• **Materials provided**
* Begin *
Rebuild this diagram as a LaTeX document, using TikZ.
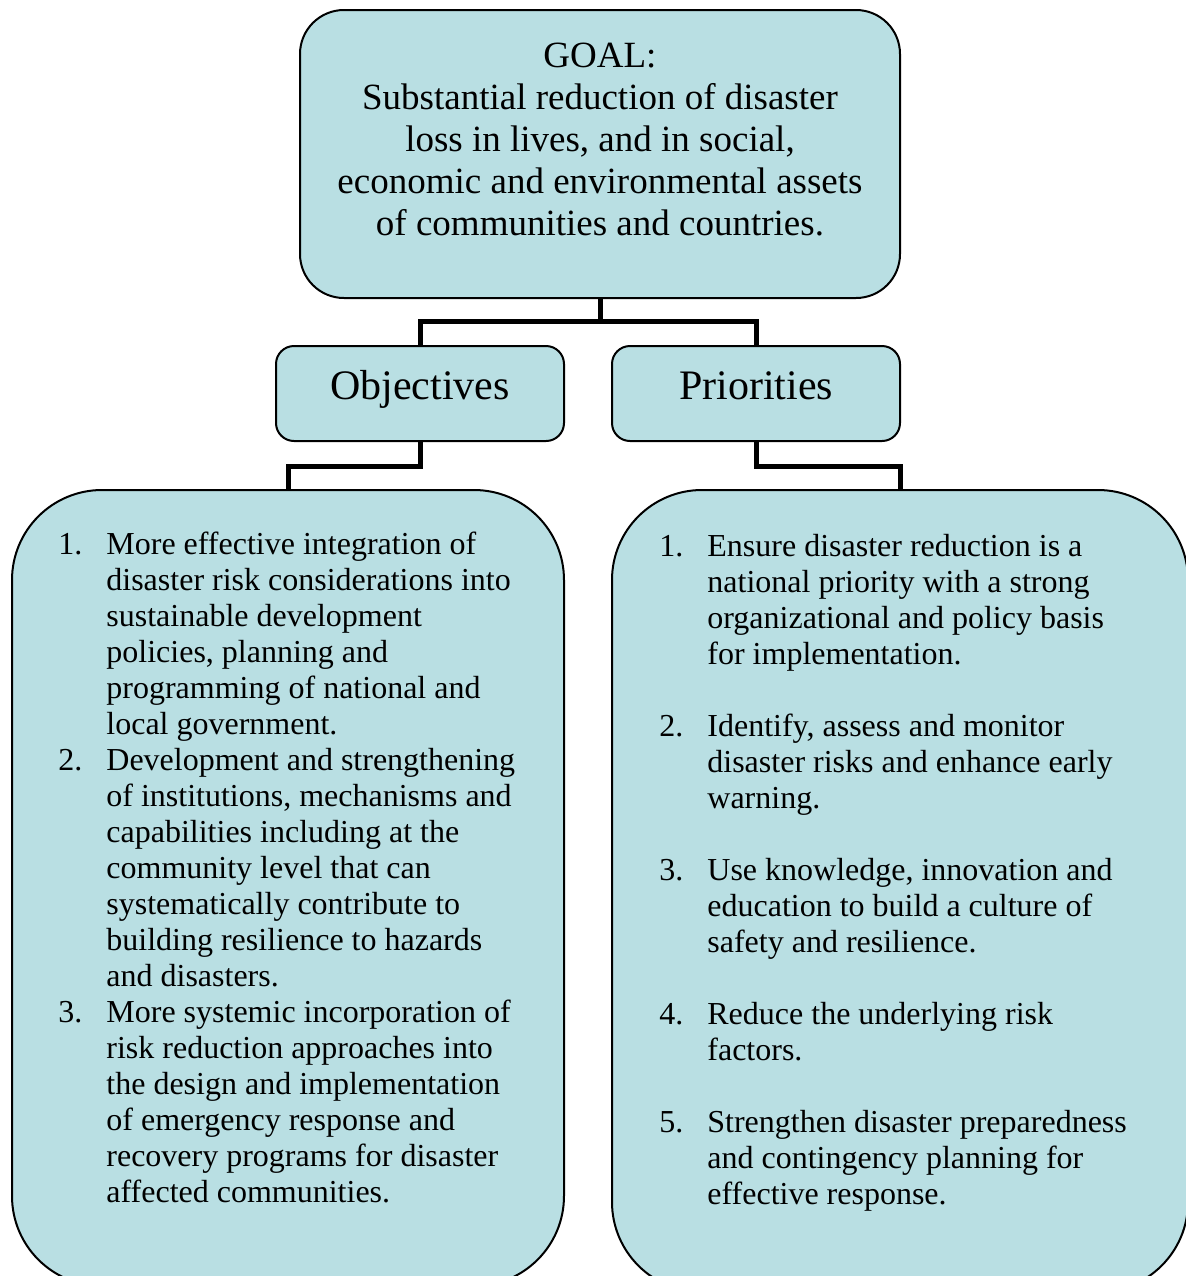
* End *
* Begin *
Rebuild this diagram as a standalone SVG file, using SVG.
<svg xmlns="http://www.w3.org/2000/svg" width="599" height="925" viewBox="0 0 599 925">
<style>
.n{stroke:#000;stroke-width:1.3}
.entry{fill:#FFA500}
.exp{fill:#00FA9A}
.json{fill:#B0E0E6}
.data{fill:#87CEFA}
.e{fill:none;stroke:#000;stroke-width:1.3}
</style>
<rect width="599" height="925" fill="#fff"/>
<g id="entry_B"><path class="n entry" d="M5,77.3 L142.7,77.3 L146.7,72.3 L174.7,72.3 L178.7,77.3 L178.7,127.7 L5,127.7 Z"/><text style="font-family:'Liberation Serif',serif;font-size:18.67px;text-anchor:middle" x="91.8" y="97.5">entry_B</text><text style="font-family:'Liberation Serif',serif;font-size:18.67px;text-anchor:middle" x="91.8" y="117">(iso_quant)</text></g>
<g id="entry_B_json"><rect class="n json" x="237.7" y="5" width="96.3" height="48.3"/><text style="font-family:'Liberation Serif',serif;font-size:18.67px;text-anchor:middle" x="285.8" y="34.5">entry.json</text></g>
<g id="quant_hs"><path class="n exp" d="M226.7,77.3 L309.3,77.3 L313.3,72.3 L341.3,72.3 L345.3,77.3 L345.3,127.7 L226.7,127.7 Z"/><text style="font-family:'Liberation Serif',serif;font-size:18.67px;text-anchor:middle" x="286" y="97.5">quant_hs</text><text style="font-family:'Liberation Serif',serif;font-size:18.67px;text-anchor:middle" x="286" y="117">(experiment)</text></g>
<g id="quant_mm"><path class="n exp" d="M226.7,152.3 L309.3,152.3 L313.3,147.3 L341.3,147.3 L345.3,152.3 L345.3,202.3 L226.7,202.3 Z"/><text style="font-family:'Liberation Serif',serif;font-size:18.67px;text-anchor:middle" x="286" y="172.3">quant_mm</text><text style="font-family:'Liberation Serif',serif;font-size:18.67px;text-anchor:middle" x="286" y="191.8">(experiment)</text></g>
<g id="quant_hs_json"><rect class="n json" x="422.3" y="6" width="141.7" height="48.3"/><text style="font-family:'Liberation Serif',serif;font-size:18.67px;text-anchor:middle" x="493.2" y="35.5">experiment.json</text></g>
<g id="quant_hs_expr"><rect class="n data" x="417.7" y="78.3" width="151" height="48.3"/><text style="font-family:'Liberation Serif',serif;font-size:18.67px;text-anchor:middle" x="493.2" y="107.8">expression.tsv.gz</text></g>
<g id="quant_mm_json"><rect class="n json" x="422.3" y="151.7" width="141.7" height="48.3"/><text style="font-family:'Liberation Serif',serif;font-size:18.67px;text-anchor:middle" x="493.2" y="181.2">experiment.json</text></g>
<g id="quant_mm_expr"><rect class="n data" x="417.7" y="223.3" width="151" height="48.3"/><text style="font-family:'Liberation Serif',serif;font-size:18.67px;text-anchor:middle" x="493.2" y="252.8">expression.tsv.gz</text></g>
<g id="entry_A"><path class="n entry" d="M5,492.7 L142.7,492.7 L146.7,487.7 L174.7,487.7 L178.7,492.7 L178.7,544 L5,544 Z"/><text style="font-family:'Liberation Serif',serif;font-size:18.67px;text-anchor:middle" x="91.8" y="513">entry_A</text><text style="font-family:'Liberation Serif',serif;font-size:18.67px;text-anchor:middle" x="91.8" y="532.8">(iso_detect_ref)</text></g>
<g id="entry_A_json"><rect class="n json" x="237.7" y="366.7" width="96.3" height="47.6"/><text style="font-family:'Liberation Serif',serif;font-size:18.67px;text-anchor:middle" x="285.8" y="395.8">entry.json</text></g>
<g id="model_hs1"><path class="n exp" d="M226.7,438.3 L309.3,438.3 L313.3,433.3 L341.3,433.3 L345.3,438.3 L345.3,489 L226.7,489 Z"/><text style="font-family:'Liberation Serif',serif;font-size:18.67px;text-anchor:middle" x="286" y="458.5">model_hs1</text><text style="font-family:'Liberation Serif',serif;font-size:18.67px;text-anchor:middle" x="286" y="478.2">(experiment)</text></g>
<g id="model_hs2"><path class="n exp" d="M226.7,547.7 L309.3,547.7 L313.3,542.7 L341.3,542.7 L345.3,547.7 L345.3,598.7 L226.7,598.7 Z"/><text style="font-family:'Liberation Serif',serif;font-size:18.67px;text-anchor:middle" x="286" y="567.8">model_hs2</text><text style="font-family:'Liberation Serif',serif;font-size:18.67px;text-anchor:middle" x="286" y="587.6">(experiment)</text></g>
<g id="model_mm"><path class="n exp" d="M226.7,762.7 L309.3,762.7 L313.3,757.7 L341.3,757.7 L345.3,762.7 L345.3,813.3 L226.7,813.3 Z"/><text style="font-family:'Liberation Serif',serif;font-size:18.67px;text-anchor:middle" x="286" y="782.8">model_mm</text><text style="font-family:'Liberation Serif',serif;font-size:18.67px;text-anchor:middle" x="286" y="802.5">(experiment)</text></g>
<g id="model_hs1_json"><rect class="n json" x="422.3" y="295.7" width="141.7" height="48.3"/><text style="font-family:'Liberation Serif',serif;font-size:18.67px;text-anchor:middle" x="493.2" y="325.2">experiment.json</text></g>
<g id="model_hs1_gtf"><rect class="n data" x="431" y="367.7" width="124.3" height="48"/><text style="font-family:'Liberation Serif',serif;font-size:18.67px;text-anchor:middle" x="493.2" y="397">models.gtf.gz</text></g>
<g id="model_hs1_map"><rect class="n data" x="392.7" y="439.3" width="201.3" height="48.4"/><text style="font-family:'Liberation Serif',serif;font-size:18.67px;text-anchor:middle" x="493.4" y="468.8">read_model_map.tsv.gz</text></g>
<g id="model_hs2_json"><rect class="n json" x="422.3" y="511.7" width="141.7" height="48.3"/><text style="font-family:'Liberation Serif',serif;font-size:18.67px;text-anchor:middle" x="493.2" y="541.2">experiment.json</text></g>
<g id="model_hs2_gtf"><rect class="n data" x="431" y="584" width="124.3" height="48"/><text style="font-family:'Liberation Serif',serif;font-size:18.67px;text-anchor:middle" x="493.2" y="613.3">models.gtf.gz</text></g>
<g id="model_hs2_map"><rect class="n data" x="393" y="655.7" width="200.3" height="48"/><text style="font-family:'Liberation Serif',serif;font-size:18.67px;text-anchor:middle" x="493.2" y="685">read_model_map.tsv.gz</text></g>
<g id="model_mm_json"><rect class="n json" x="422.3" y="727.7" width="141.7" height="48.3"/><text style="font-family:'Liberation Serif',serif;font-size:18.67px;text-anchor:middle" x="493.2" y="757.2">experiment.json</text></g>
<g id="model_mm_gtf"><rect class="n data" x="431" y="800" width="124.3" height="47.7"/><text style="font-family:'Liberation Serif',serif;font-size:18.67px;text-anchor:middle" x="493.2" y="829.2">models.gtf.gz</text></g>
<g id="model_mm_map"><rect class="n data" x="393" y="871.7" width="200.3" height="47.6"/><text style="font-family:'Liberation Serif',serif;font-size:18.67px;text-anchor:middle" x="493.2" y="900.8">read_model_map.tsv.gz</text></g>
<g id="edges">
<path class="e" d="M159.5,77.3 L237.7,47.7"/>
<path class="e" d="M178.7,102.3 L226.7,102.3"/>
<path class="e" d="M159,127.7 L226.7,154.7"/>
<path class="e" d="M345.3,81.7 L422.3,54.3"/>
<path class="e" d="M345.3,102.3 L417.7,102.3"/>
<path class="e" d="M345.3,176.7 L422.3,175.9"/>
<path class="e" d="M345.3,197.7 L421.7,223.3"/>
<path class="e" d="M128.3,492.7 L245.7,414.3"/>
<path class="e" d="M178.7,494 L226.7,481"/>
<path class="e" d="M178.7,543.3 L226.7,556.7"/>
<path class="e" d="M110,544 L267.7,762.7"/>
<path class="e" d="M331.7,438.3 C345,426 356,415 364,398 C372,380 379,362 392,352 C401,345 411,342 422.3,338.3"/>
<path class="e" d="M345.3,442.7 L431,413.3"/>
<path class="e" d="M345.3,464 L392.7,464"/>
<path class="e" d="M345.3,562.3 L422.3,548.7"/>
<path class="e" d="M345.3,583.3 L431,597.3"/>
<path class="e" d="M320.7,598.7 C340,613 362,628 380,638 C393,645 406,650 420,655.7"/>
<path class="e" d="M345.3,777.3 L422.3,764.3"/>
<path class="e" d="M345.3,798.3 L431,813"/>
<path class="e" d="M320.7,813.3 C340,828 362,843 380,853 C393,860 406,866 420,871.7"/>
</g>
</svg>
* End *
* Begin *
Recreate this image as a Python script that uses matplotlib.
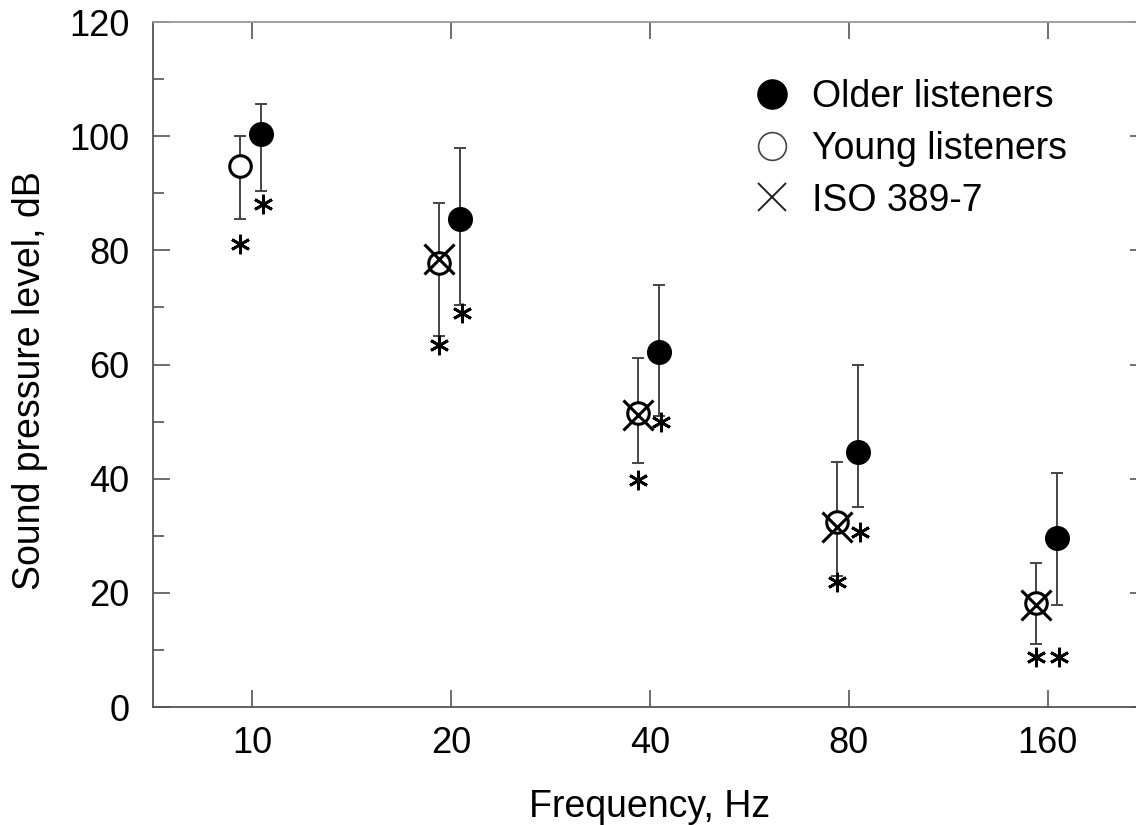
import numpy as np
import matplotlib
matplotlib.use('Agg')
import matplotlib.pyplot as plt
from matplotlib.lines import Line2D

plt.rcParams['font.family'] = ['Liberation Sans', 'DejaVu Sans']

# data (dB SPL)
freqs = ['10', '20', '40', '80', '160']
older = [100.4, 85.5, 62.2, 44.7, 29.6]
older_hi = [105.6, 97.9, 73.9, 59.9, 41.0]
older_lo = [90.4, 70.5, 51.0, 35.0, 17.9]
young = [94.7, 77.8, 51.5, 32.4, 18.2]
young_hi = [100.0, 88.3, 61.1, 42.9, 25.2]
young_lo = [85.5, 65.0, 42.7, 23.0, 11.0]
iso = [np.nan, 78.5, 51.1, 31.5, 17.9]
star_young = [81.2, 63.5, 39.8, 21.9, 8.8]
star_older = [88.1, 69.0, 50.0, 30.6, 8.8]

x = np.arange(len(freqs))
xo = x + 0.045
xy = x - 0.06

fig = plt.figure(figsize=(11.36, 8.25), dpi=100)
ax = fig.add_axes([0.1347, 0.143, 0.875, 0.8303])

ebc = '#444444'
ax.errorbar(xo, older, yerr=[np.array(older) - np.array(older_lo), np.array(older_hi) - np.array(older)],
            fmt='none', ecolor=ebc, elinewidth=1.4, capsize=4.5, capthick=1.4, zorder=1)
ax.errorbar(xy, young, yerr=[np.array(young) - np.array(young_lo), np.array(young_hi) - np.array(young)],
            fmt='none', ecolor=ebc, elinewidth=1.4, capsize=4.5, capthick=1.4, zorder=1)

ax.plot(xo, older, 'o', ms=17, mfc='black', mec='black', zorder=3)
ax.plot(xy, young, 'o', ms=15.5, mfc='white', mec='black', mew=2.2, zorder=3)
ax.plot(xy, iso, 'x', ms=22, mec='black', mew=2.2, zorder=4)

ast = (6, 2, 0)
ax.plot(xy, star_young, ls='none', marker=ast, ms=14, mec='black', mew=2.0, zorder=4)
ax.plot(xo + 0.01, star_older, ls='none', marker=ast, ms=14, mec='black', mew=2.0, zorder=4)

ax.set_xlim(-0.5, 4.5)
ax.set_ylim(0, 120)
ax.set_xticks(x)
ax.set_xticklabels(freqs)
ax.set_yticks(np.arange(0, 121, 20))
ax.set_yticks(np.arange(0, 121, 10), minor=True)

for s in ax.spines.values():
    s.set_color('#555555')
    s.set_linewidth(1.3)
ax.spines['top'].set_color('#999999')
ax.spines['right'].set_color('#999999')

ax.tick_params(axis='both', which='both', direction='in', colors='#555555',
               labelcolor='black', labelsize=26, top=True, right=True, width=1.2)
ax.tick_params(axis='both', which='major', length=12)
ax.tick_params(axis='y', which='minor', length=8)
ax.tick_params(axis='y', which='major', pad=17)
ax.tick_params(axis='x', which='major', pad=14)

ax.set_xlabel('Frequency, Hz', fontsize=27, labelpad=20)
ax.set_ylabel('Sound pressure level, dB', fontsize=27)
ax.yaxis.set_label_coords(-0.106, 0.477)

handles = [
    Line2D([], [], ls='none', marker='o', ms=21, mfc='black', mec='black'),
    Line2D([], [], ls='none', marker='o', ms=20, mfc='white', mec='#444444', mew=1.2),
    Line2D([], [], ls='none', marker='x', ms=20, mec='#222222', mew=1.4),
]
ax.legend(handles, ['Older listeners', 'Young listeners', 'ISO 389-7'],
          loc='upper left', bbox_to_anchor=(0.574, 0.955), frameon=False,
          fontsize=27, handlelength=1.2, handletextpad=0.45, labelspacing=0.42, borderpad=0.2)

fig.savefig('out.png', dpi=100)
* End *
Go back to the listing above and reproduce, exactly, the stretch from the line bearing "Recreate this image" through the line bearing "plt.rcParams['font.family'] = ['Liberation", without its pictures.

• **Task result**
Recreate this image as a Python script that uses matplotlib.
import numpy as np
import matplotlib
matplotlib.use('Agg')
import matplotlib.pyplot as plt
from matplotlib.lines import Line2D

plt.rcParams['font.family'] = ['Liberation Sans', 'DejaVu Sans']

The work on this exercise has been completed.